Drug-related deaths spike along with casualties of overheating, dehydration and accidental self-immolation -- is ecstasy to blame or is it just the cost of doing EDM business?
On July 18, a student was found dead of undetermined causes at Pemberton Music Festival in British Columbia. In June, two Glastonbury festivalgoers died, a 67-year-old of natural causes and another from a suspected reaction to the anesthetic ketamine. One more succumbed at Las Vegas’ Electric Daisy Carnival from drug-related causes, and reportedly six at Future Music Festival Asia.
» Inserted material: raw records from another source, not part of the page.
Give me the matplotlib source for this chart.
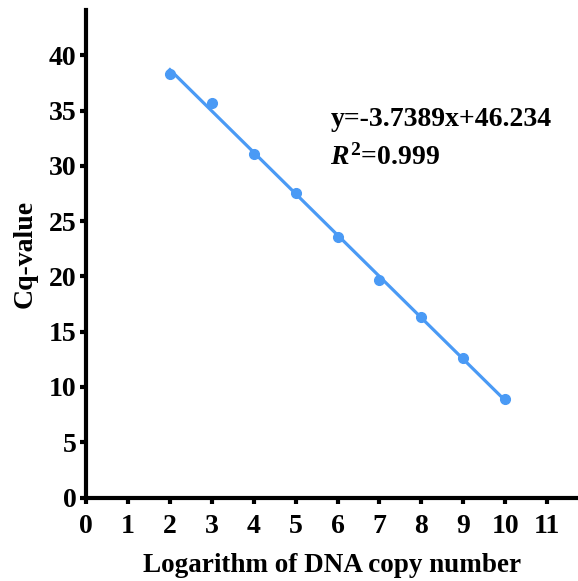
import matplotlib
matplotlib.use('Agg')
import matplotlib.pyplot as plt
import numpy as np

# standard curve data
log_copies = [2, 3, 4, 5, 6, 7, 8, 9, 10]
cq_values = [38.35, 35.7, 31.05, 27.55, 23.55, 19.7, 16.3, 12.6, 8.9]
x_ticks = list(range(0, 12))
y_ticks = list(range(0, 45, 5))
eq_text = 'y=-3.7389x+46.234'
r2_text = '$R^{2}$=0.999'

plt.rcParams['font.family'] = 'Liberation Serif'
plt.rcParams['font.weight'] = 'bold'
plt.rcParams['mathtext.fontset'] = 'custom'
plt.rcParams['mathtext.rm'] = 'Liberation Serif:bold'
plt.rcParams['mathtext.it'] = 'Liberation Serif:italic:bold'
plt.rcParams['mathtext.bf'] = 'Liberation Serif:bold'

col = '#4a9af5'

fig = plt.figure(figsize=(5.78, 5.81), dpi=100)
ax = fig.add_axes([0.149, 0.1437, 0.851, 0.839])

slope, intercept = np.polyfit(log_copies, cq_values, 1)
xs = np.array([log_copies[0], log_copies[-1]])
ax.plot(xs, slope * xs + intercept, color=col, linewidth=2.3, zorder=2)
ax.plot(log_copies, cq_values, 'o', color=col, markersize=7, zorder=3)

ax.set_xlim(0, 11.74)
ax.set_ylim(0, 44.1)
ax.set_xticks(x_ticks)
ax.set_yticks(y_ticks)

for s in ['top', 'right']:
    ax.spines[s].set_visible(False)
for s in ['left', 'bottom']:
    ax.spines[s].set_linewidth(3)
ax.tick_params(width=3, length=4, labelsize=20)
ax.tick_params(axis='x', pad=8)
ax.tick_params(axis='y', pad=3)
for lab in ax.get_xticklabels() + ax.get_yticklabels():
    lab.set_fontweight('bold')

ax.set_xlabel('Logarithm of DNA copy number', fontsize=19.5, fontweight='bold', labelpad=10)
ax.set_ylabel('Cq-value', fontsize=20, fontweight='bold', labelpad=8)

ax.text(5.83, 34.2, eq_text, fontsize=20, fontweight='bold', va='center')
ax.text(5.83, 30.8, r2_text, fontsize=20, fontweight='bold', va='center')

fig.savefig('out.png', dpi=100)
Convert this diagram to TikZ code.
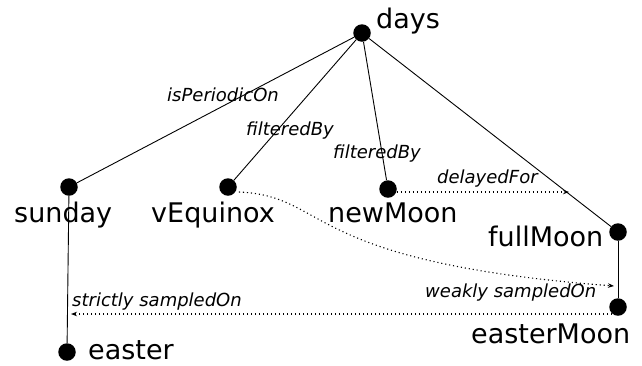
\documentclass[tikz,border=0pt]{standalone}
\usepackage{fontspec}
\setmainfont{DejaVu Sans}
\usetikzlibrary{arrows.meta}
\tikzset{
  dot/.style={circle,fill=black,inner sep=0pt,minimum size=17.5pt},
  nlabel/.style={inner sep=0pt,anchor=base west,font=\fontsize{27}{27}\selectfont},
  elabel/.style={inner sep=0pt,anchor=base west,font=\fontsize{18}{18}\selectfont\itshape},
  solidedge/.style={line width=0.9pt},
  dotedge/.style={line width=1.1pt,dash pattern=on 1.1pt off 2.9pt,-{Stealth[length=6pt,width=4.5pt,sep=0pt]}}
}
\begin{document}
\begin{tikzpicture}[x=1pt,y=-1pt]
\useasboundingbox (0,0) rectangle (642,365);
% dots
\node[dot] (days) at (362,33) {};
\node[dot] (sunday) at (69,187) {};
\node[dot] (vEquinox) at (228,187) {};
\node[dot] (newMoon) at (388,189) {};
\node[dot] (fullMoon) at (618,232) {};
\node[dot] (easterMoon) at (618,307) {};
\node[dot] (easter) at (67,352) {};
% node labels
\node[nlabel] (daysL) at (376,28) {days};
\node[nlabel] (sundayL) at (14,222) {sunday};
\node[nlabel] (vEquinoxL) at (151,222) {vEquinox};
\node[nlabel] (newMoonL) at (328,222) {newMoon};
\node[nlabel] (fullMoonL) at (488,246) {fullMoon};
\node[nlabel] (easterMoonL) at (471,343) {easterMoon};
\node[nlabel] (easterL) at (88,359) {easter};
% solid edges
\draw[solidedge] (days) -- (sunday);
\draw[solidedge] (days) -- (vEquinox);
\draw[solidedge] (days) -- (newMoon);
\draw[solidedge] (days) -- (fullMoon);
\draw[solidedge] (sunday) -- (easter);
\draw[solidedge] (fullMoon) -- (easterMoon);
% free ends of dotted edges
\coordinate (delayEnd) at (569,192);
\coordinate (weakEnd) at (614,286);
\coordinate (strictEnd) at (71,314);
% dotted edges
\draw[dotedge] ([yshift=-3pt]newMoon.east) -- (delayEnd);
\draw[dotedge] ([xshift=2pt,yshift=-5pt]vEquinox.east) .. controls (330,196) and (300,262) .. (weakEnd);
\draw[dotedge] ([xshift=-6pt,yshift=-7pt]easterMoon.center) -- (strictEnd);
% edge labels
\node[elabel] (l1) at (167,101) {isPeriodicOn};
\node[elabel] (l2) at (246,135) {filteredBy};
\node[elabel] (l3) at (333,158) {filteredBy};
\node[elabel] (l4) at (437,183) {delayedFor};
\node[elabel] (l5) at (425,297) {weakly sampledOn};
\node[elabel] (l6) at (72,306) {strictly sampledOn};
\end{tikzpicture}
\end{document}
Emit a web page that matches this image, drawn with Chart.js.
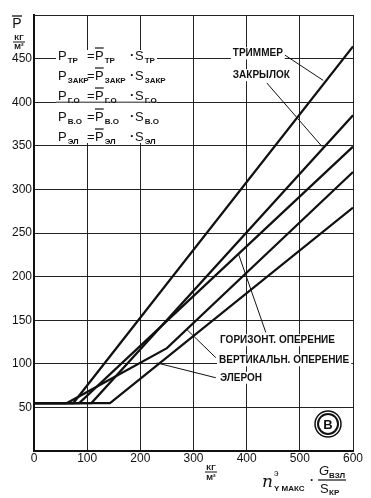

Perhaps the oddest of all, a man self-immolated at Utah’s Burning Man equivalent, Element 11. So far, a total of 15 people have died at music festivals around the world. What gives? And is EDM, which seems to see disproportionate numbers of deaths and serious injuries at its rave-like events, becoming the scapegoat genre?
There is no question that the number of deaths attributable to controlled substances is on the rise, but dance music is hardly the only hub for excessive partying. Still, it’s worth noting that until 2013, when at least seven festival attendees died of drug-related causes, the majority of news-making festival fatalities were accidental: nine people were crushed to death during Pearl Jam’s set at Denmark’s Roskilde Festival in 2000, 11 trampled at Morocco’s Mawazine Festival nine years later, and 15 at 2010’s Love Parade in Germany (not to mention the hit-and-run tragedy at this year’s South by Southwest in Austin when a driver barreled into a crowd, killing four).